▶ _Data extract_:
· · · · ·

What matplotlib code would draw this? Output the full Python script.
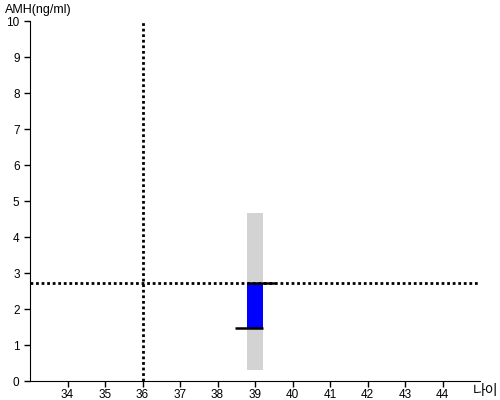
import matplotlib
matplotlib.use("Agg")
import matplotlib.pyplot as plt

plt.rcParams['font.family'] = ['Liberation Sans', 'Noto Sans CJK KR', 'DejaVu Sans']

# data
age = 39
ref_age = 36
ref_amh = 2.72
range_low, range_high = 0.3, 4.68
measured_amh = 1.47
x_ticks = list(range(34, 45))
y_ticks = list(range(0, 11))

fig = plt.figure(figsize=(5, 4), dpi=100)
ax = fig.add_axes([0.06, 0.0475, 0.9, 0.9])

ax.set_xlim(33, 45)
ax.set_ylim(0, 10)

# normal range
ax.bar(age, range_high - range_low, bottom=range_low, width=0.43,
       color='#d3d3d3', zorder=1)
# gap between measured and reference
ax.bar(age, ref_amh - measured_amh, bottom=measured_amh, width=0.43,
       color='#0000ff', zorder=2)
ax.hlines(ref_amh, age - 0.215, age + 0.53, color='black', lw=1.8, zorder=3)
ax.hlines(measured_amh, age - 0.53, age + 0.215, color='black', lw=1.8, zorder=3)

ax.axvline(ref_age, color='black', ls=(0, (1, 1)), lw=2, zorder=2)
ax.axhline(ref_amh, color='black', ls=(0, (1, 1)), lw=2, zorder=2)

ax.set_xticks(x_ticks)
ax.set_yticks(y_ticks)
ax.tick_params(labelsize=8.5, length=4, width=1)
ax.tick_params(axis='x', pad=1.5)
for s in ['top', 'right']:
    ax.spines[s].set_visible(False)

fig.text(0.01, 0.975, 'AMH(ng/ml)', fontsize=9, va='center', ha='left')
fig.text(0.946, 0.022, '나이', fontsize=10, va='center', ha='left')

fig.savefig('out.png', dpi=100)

· · · · ·

▶ _Exercise objective_: Except for the pictures, print the data above exactly.

▶ _Final result_:
What matplotlib code would draw this? Output the full Python script.
import matplotlib
matplotlib.use("Agg")
import matplotlib.pyplot as plt

plt.rcParams['font.family'] = ['Liberation Sans', 'Noto Sans CJK KR', 'DejaVu Sans']

# data
age = 39
ref_age = 36
ref_amh = 2.72
range_low, range_high = 0.3, 4.68
measured_amh = 1.47
x_ticks = list(range(34, 45))
y_ticks = list(range(0, 11))

fig = plt.figure(figsize=(5, 4), dpi=100)
ax = fig.add_axes([0.06, 0.0475, 0.9, 0.9])

ax.set_xlim(33, 45)
ax.set_ylim(0, 10)

# normal range
ax.bar(age, range_high - range_low, bottom=range_low, width=0.43,
       color='#d3d3d3', zorder=1)
# gap between measured and reference
ax.bar(age, ref_amh - measured_amh, bottom=measured_amh, width=0.43,
       color='#0000ff', zorder=2)
ax.hlines(ref_amh, age - 0.215, age + 0.53, color='black', lw=1.8, zorder=3)
ax.hlines(measured_amh, age - 0.53, age + 0.215, color='black', lw=1.8, zorder=3)

ax.axvline(ref_age, color='black', ls=(0, (1, 1)), lw=2, zorder=2)
ax.axhline(ref_amh, color='black', ls=(0, (1, 1)), lw=2, zorder=2)

ax.set_xticks(x_ticks)
ax.set_yticks(y_ticks)
ax.tick_params(labelsize=8.5, length=4, width=1)
ax.tick_params(axis='x', pad=1.5)
for s in ['top', 'right']:
    ax.spines[s].set_visible(False)

fig.text(0.01, 0.975, 'AMH(ng/ml)', fontsize=9, va='center', ha='left')
fig.text(0.946, 0.022, '나이', fontsize=10, va='center', ha='left')

fig.savefig('out.png', dpi=100)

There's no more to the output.